JOB: Repeat the listing that follows, character for character, minus the pictures.

--- BEGIN ---

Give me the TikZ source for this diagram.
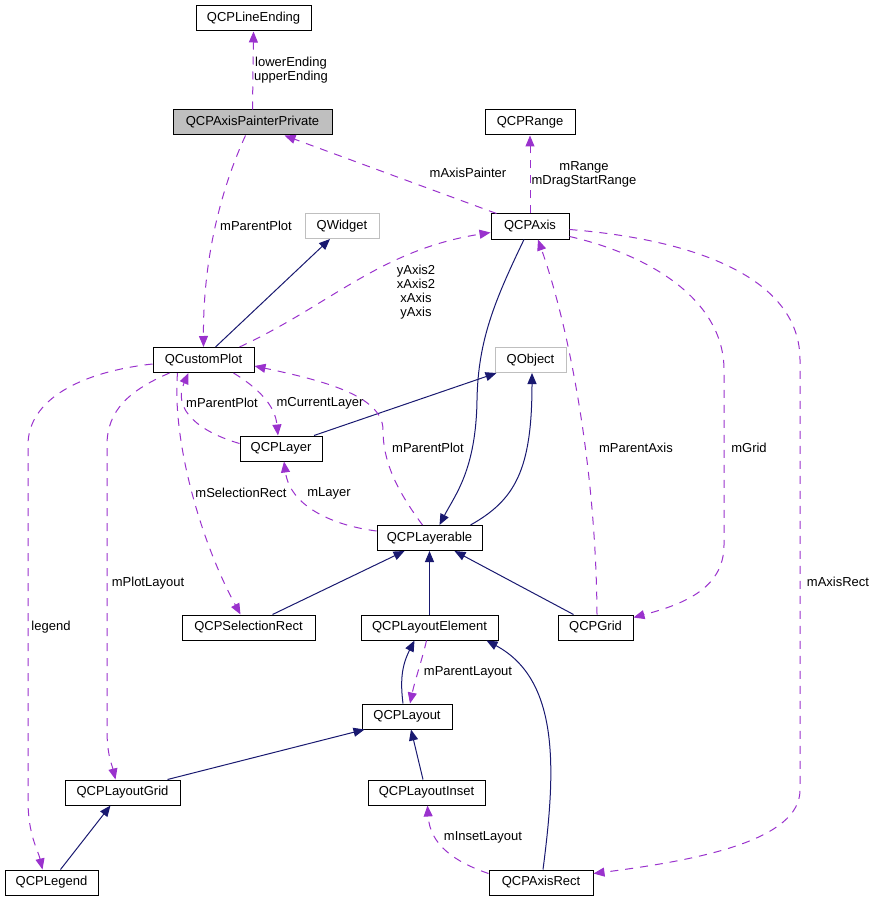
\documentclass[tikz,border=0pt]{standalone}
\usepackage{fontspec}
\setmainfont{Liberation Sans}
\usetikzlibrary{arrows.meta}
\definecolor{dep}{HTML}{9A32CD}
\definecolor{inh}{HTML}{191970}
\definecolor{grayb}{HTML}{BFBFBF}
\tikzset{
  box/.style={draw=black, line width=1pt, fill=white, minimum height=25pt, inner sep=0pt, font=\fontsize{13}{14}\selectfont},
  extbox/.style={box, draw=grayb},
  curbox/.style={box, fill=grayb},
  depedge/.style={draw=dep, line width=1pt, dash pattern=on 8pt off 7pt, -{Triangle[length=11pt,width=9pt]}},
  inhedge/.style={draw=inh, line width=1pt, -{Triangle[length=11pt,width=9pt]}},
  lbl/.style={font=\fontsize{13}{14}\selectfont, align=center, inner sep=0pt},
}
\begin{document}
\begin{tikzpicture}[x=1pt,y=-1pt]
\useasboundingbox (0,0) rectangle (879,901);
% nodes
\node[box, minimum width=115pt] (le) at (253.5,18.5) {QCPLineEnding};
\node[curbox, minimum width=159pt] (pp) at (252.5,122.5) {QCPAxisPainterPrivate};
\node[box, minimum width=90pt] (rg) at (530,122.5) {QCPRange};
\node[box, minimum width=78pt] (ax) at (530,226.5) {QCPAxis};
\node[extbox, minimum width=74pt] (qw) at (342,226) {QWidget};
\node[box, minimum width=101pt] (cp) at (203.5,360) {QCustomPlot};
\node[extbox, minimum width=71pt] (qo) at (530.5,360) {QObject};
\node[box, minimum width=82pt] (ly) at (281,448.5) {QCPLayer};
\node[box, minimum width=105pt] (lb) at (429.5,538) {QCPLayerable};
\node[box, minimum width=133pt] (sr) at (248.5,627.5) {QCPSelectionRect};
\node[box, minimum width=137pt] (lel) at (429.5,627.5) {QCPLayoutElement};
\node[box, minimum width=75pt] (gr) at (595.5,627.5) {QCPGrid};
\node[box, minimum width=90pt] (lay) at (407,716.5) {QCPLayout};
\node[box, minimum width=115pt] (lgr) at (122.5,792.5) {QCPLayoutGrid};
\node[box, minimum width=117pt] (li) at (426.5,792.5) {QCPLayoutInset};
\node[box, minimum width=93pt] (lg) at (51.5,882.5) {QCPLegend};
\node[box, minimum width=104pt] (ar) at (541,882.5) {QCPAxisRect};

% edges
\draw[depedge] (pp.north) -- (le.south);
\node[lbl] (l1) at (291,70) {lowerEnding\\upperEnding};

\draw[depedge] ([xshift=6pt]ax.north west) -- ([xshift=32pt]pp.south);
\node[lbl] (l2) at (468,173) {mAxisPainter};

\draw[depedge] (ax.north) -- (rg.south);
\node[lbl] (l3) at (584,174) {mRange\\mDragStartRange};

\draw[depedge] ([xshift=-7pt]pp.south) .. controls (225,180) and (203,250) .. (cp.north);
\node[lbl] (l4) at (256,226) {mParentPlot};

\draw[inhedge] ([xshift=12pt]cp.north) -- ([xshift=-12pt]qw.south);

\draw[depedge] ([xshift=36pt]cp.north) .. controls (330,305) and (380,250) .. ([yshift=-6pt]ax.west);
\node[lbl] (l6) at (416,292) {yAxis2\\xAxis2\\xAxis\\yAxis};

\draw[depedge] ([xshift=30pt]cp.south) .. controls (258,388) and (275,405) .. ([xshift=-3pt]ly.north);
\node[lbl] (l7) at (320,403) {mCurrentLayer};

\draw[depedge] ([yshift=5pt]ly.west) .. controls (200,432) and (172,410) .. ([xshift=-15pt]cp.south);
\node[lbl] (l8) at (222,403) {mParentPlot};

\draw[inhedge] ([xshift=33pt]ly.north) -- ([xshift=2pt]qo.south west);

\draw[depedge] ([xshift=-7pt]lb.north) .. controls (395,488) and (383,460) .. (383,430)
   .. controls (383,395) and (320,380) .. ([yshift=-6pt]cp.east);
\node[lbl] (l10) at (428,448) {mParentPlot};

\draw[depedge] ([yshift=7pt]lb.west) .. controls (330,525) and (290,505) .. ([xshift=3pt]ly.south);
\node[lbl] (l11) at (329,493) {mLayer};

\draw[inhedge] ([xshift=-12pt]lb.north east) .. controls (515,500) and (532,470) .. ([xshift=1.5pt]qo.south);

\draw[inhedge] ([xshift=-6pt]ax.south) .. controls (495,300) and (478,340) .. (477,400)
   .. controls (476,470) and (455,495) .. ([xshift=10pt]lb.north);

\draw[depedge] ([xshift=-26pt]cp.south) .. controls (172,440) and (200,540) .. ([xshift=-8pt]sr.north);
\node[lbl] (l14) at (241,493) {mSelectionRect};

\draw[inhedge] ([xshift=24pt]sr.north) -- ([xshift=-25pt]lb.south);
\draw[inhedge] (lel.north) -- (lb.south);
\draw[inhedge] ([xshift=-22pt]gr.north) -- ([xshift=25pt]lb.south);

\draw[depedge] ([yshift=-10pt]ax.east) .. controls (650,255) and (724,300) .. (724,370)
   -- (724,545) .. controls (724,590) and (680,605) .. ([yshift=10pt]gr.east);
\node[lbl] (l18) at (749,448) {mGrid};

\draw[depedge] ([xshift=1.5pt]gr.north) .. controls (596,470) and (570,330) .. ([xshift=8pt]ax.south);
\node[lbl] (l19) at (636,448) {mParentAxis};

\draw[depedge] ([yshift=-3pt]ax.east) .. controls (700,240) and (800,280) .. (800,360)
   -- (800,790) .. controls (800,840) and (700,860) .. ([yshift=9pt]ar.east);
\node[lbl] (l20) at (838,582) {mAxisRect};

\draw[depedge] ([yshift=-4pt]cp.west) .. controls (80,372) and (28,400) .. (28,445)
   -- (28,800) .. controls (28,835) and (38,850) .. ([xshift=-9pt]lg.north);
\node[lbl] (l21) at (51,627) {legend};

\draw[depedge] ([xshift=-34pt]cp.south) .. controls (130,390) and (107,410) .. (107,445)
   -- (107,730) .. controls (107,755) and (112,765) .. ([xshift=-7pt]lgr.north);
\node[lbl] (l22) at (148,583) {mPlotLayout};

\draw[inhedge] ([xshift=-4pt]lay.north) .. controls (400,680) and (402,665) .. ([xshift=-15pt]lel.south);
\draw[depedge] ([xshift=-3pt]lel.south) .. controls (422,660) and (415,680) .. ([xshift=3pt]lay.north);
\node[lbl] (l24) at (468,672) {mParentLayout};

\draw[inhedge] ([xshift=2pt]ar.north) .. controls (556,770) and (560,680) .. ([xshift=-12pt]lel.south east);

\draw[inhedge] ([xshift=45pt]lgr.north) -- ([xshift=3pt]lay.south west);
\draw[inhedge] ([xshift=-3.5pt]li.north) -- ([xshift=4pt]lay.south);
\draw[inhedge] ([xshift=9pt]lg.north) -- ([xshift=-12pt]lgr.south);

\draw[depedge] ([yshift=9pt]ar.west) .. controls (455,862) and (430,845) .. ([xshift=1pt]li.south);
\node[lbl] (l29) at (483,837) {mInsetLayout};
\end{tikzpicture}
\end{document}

--- END ---

COMPLETE OUTPUT:
Give me the TikZ source for this diagram.
\documentclass[tikz,border=0pt]{standalone}
\usepackage{fontspec}
\setmainfont{Liberation Sans}
\usetikzlibrary{arrows.meta}
\definecolor{dep}{HTML}{9A32CD}
\definecolor{inh}{HTML}{191970}
\definecolor{grayb}{HTML}{BFBFBF}
\tikzset{
  box/.style={draw=black, line width=1pt, fill=white, minimum height=25pt, inner sep=0pt, font=\fontsize{13}{14}\selectfont},
  extbox/.style={box, draw=grayb},
  curbox/.style={box, fill=grayb},
  depedge/.style={draw=dep, line width=1pt, dash pattern=on 8pt off 7pt, -{Triangle[length=11pt,width=9pt]}},
  inhedge/.style={draw=inh, line width=1pt, -{Triangle[length=11pt,width=9pt]}},
  lbl/.style={font=\fontsize{13}{14}\selectfont, align=center, inner sep=0pt},
}
\begin{document}
\begin{tikzpicture}[x=1pt,y=-1pt]
\useasboundingbox (0,0) rectangle (879,901);
% nodes
\node[box, minimum width=115pt] (le) at (253.5,18.5) {QCPLineEnding};
\node[curbox, minimum width=159pt] (pp) at (252.5,122.5) {QCPAxisPainterPrivate};
\node[box, minimum width=90pt] (rg) at (530,122.5) {QCPRange};
\node[box, minimum width=78pt] (ax) at (530,226.5) {QCPAxis};
\node[extbox, minimum width=74pt] (qw) at (342,226) {QWidget};
\node[box, minimum width=101pt] (cp) at (203.5,360) {QCustomPlot};
\node[extbox, minimum width=71pt] (qo) at (530.5,360) {QObject};
\node[box, minimum width=82pt] (ly) at (281,448.5) {QCPLayer};
\node[box, minimum width=105pt] (lb) at (429.5,538) {QCPLayerable};
\node[box, minimum width=133pt] (sr) at (248.5,627.5) {QCPSelectionRect};
\node[box, minimum width=137pt] (lel) at (429.5,627.5) {QCPLayoutElement};
\node[box, minimum width=75pt] (gr) at (595.5,627.5) {QCPGrid};
\node[box, minimum width=90pt] (lay) at (407,716.5) {QCPLayout};
\node[box, minimum width=115pt] (lgr) at (122.5,792.5) {QCPLayoutGrid};
\node[box, minimum width=117pt] (li) at (426.5,792.5) {QCPLayoutInset};
\node[box, minimum width=93pt] (lg) at (51.5,882.5) {QCPLegend};
\node[box, minimum width=104pt] (ar) at (541,882.5) {QCPAxisRect};

% edges
\draw[depedge] (pp.north) -- (le.south);
\node[lbl] (l1) at (291,70) {lowerEnding\\upperEnding};

\draw[depedge] ([xshift=6pt]ax.north west) -- ([xshift=32pt]pp.south);
\node[lbl] (l2) at (468,173) {mAxisPainter};

\draw[depedge] (ax.north) -- (rg.south);
\node[lbl] (l3) at (584,174) {mRange\\mDragStartRange};

\draw[depedge] ([xshift=-7pt]pp.south) .. controls (225,180) and (203,250) .. (cp.north);
\node[lbl] (l4) at (256,226) {mParentPlot};

\draw[inhedge] ([xshift=12pt]cp.north) -- ([xshift=-12pt]qw.south);

\draw[depedge] ([xshift=36pt]cp.north) .. controls (330,305) and (380,250) .. ([yshift=-6pt]ax.west);
\node[lbl] (l6) at (416,292) {yAxis2\\xAxis2\\xAxis\\yAxis};

\draw[depedge] ([xshift=30pt]cp.south) .. controls (258,388) and (275,405) .. ([xshift=-3pt]ly.north);
\node[lbl] (l7) at (320,403) {mCurrentLayer};

\draw[depedge] ([yshift=5pt]ly.west) .. controls (200,432) and (172,410) .. ([xshift=-15pt]cp.south);
\node[lbl] (l8) at (222,403) {mParentPlot};

\draw[inhedge] ([xshift=33pt]ly.north) -- ([xshift=2pt]qo.south west);

\draw[depedge] ([xshift=-7pt]lb.north) .. controls (395,488) and (383,460) .. (383,430)
   .. controls (383,395) and (320,380) .. ([yshift=-6pt]cp.east);
\node[lbl] (l10) at (428,448) {mParentPlot};

\draw[depedge] ([yshift=7pt]lb.west) .. controls (330,525) and (290,505) .. ([xshift=3pt]ly.south);
\node[lbl] (l11) at (329,493) {mLayer};

\draw[inhedge] ([xshift=-12pt]lb.north east) .. controls (515,500) and (532,470) .. ([xshift=1.5pt]qo.south);

\draw[inhedge] ([xshift=-6pt]ax.south) .. controls (495,300) and (478,340) .. (477,400)
   .. controls (476,470) and (455,495) .. ([xshift=10pt]lb.north);

\draw[depedge] ([xshift=-26pt]cp.south) .. controls (172,440) and (200,540) .. ([xshift=-8pt]sr.north);
\node[lbl] (l14) at (241,493) {mSelectionRect};

\draw[inhedge] ([xshift=24pt]sr.north) -- ([xshift=-25pt]lb.south);
\draw[inhedge] (lel.north) -- (lb.south);
\draw[inhedge] ([xshift=-22pt]gr.north) -- ([xshift=25pt]lb.south);

\draw[depedge] ([yshift=-10pt]ax.east) .. controls (650,255) and (724,300) .. (724,370)
   -- (724,545) .. controls (724,590) and (680,605) .. ([yshift=10pt]gr.east);
\node[lbl] (l18) at (749,448) {mGrid};

\draw[depedge] ([xshift=1.5pt]gr.north) .. controls (596,470) and (570,330) .. ([xshift=8pt]ax.south);
\node[lbl] (l19) at (636,448) {mParentAxis};

\draw[depedge] ([yshift=-3pt]ax.east) .. controls (700,240) and (800,280) .. (800,360)
   -- (800,790) .. controls (800,840) and (700,860) .. ([yshift=9pt]ar.east);
\node[lbl] (l20) at (838,582) {mAxisRect};

\draw[depedge] ([yshift=-4pt]cp.west) .. controls (80,372) and (28,400) .. (28,445)
   -- (28,800) .. controls (28,835) and (38,850) .. ([xshift=-9pt]lg.north);
\node[lbl] (l21) at (51,627) {legend};

\draw[depedge] ([xshift=-34pt]cp.south) .. controls (130,390) and (107,410) .. (107,445)
   -- (107,730) .. controls (107,755) and (112,765) .. ([xshift=-7pt]lgr.north);
\node[lbl] (l22) at (148,583) {mPlotLayout};

\draw[inhedge] ([xshift=-4pt]lay.north) .. controls (400,680) and (402,665) .. ([xshift=-15pt]lel.south);
\draw[depedge] ([xshift=-3pt]lel.south) .. controls (422,660) and (415,680) .. ([xshift=3pt]lay.north);
\node[lbl] (l24) at (468,672) {mParentLayout};

\draw[inhedge] ([xshift=2pt]ar.north) .. controls (556,770) and (560,680) .. ([xshift=-12pt]lel.south east);

\draw[inhedge] ([xshift=45pt]lgr.north) -- ([xshift=3pt]lay.south west);
\draw[inhedge] ([xshift=-3.5pt]li.north) -- ([xshift=4pt]lay.south);
\draw[inhedge] ([xshift=9pt]lg.north) -- ([xshift=-12pt]lgr.south);

\draw[depedge] ([yshift=9pt]ar.west) .. controls (455,862) and (430,845) .. ([xshift=1pt]li.south);
\node[lbl] (l29) at (483,837) {mInsetLayout};
\end{tikzpicture}
\end{document}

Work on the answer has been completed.